"Ladies with Guns" tom trzeci


"Ladies with guns" po raz trzeci. Jest dobrze. Trochę obawiałem się spowolnienia tempa akcji oraz problemów z wymyśleniem kolejnej, równie widowiskowej co poprzednie, historii, ale mój czytelniczy lęk okazał się całkowicie nieuzasadniony. Nadal jest pomysłowo i czuć, że twórcy mają plan na swoje dziewczyny. Nie wiem czy więzienny epizod był planowany od samego początku, ale w sumie dobrze, że znalazło się dla niego miejsce. Dlaczego?

Po pierwsze i najważniejsze, zmienił on obraz naszych bohaterek. Oczywiście, nadal są to dziewczyny wyjątkowe, interesujące, szalone, etc. Tym razem zostały one jednak delikatnie sprowadzone do parteru. Na ten moment nie umiem powiedzieć, czy to dobrze czy źle. Sądzę jedynie, że nagle dotarło do twórców, że wcześnjej przeszarżowali i wypadałoby pokazać tytułowe Ladies od drugiej, dużo bardziej kobiecej, strony. W jaki konkretnie sposób? Z pomocą przychodzi tutaj wątek więzienny. Widzimy w nim bowiem typowych samców dzikiego zachodu. Męskich gburów śliniących się na sam widok pięknych kobiet, mężczyzn przekonanych o swojej sile, przywyczajonych do wyrażania opinii przy pomocy pięści. Na tym tle prezentowane są nasze Ladies. Istoty kruche, mające swoje problemy; kobiety świadome zagrożeń związanych z obecnością przedstawicieli płci brzydkiej. Obserwujemy je uważnie - zastanawiając się 'co też tym razem strzeli im do głowy' 🙂 - i w pewnej chwili dociera do nas, że to także są istoty z krwi i kości. W tej scenerii daleko im do dzikusek z poprzednich tomów. Jak każda jednostka boją się bólu, poniżenia, gwałtu i bycia bezradną. Nasze dziewczyny krwawią co miesiąc, zachodzą w ciążę a na dłoniach dostają odcinków. Są normalne.

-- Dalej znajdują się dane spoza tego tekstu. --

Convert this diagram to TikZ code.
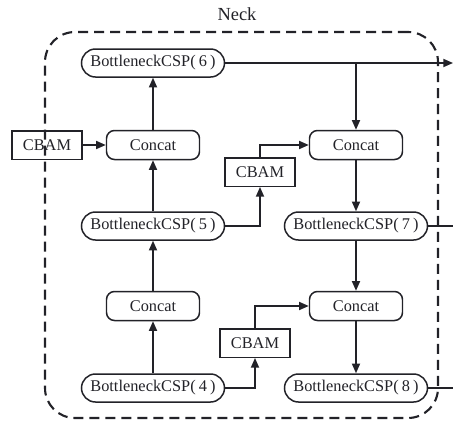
\documentclass[tikz,border=0pt]{standalone}
\usepackage{fontspec}
\setmainfont{Liberation Serif}
\usetikzlibrary{arrows.meta,positioning}
\definecolor{ink}{RGB}{34,34,40}
\newcommand{\bcsp}[1]{BottleneckCSP(\kern1.8pt#1\kern1.8pt)}
\tikzset{csp/.style={draw=ink,text=ink,line width=0.85pt,rounded corners=0.28cm,minimum width=2.86cm,minimum height=0.56cm,inner sep=1pt,font=\fontsize{9.3}{11}\selectfont},cat/.style={csp,rounded corners=0.16cm,minimum width=1.86cm,minimum height=0.58cm},att/.style={csp,sharp corners,minimum width=1.4cm,minimum height=0.57cm},flow/.style={-{Triangle[length=5.5pt,width=4.6pt]},line width=0.85pt,draw=ink},link/.style={line width=0.85pt,draw=ink},neckbox/.style={draw=ink,line width=1.2pt,dash pattern=on 5.7pt off 3.4pt,rounded corners=0.6cm,minimum width=7.86cm,minimum height=7.72cm}}

\begin{document}
\begin{tikzpicture}[on grid,node distance=1.63cm]
\useasboundingbox (-3.06,1.26) rectangle (6.0,-7.16);
% left column, bottom-up path
\node[csp] (b6) {\bcsp{6}};
\node[cat,below=1.64 of b6] (cat1) {Concat};
\node[csp,below=1.62 of cat1] (b5) {\bcsp{5}};
\node[cat,below=1.6 of b5] (cat2) {Concat};
\node[csp,below=1.64 of cat2] (b4) {\bcsp{4}};
\node[att,left=2.12 of cat1] (att1) {CBAM};
% right column, top-down path
\node[cat,right=4.06 of cat1] (cat3) {Concat};
\node[csp,right=4.06 of b5] (b7) {\bcsp{7}};
\node[cat,right=4.06 of cat2] (cat4) {Concat};
\node[csp,right=4.06 of b4] (b8) {\bcsp{8}};
\node[att,above right=1.08 and 2.14 of b5] (att2) {CBAM};
\node[att,above right=0.9 and 2.04 of b4] (att3) {CBAM};
% outputs leave to the right
\coordinate[right=6.0 of b6] (o6);
\coordinate[right=1.94 of b7] (o7);
\coordinate[right=1.94 of b8] (o8);
\node[neckbox] (neck) at (1.77,-3.24) {};
\node[above=0.34 of neck.north,anchor=center,xshift=-0.09cm,text=ink,font=\fontsize{10.5}{12}\selectfont] (title) {Neck};
\draw[flow] (b6)--(o6);
\draw[flow] (b6 -| cat3)--(cat3);
\draw[flow] (att1)--(cat1);
\draw[flow] (cat1)--(b6);
\draw[flow] (b5)--(cat1);
\draw[flow] (b5)-|(att2);
\draw[flow] (att2)|-(cat3);
\draw[flow] (cat3)--(b7);
\draw[link] (b7)--(o7);
\draw[flow] (b7)--(cat4);
\draw[flow] (cat2)--(b5);
\draw[flow] (b4)--(cat2);
\draw[flow] (b4)-|(att3);
\draw[flow] (att3)|-(cat4);
\draw[flow] (cat4)--(b8);
\draw[link] (b8)--(o8);
\end{tikzpicture}
\end{document}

Po drugie, wizyta Ladies w więzieniu dobrze się sprawdza jak fabularna odskocznia. Przy drugim tomie zacząłem się zastanawiać, jak długo jeszcze przyjdzie nam śledzić podróż dziewczyn po kolejnych połaciach Ameryki i jak długo będą one totalnie niezniszczalne. Ich zamknięcie w areszcie - nawet, jeżeli na krótką chwilę - zapewniło pożądany dreszczyk emocji. Twórcy komiksu - Olivier Bocquet oraz Anne-Laure Bizot - w dalszym ciągu tak snują opowieść, że nie trudno domyśleć się finału, ale przynajmniej dostaliśmy nową lokalizację. Pojawiły się nowe postacie, znalazło się kilka plansz przypominających nam, że płeć piękna to także płeć silna oraz wpletli autorzy parę scen odnośnie kobiecej solidarności. Jak na tytuł typowo rozrywkowy dobrze to wszystko wygląda.

Jak długo przyjdzie nam czytać "Ladies with guns"? Na tę chwilę ten tytuł to komiksowy samograj. Piątka dziewczyn, kilka rewolwerów, wielki wybuch, szybki wóz do ucieczki i akcja sama się kręci. Do tego jest bardzo kolorowo, rysunkowo ciekawie i westernowo. Wydawać się zatem może, że prędzej czy później coś zacznie zgrzytać. I pewnie tak będzie. Oby jak najpóźniej.
____________________
"Ladies with Guns" [08/2024]
Tytuł polski: "Ladies with Guns"
Scenarzysta: Olivier Bocquet
Rysunki: Anne-Laure Bizot [Anlor]
Tłumacz: Jakub Syty
Seria: Ladies with Guns
Format: 235x310 mm
Liczba stron: 72
Oprawa: twarda
Druk: ["kolor"]
ISBN-13: 9788382306989
Data wydania: 11 wrzesień 2024
Dziękuję wydawnictwu Non Stop Comics za udostępnienie egzemplarza do opinii.

Opis wydawcy:
Więzienie stanowe. Świat mężczyzn. Najgorsze łotry dzikiego zachodu zamknięte razem w czterech ścianach. Kiedy nasze ladies pojawiają się na miejscu, ich los zdaje się z góry przesądzony. Ale nawet osadzone, wciąż są tak samo zawzięte.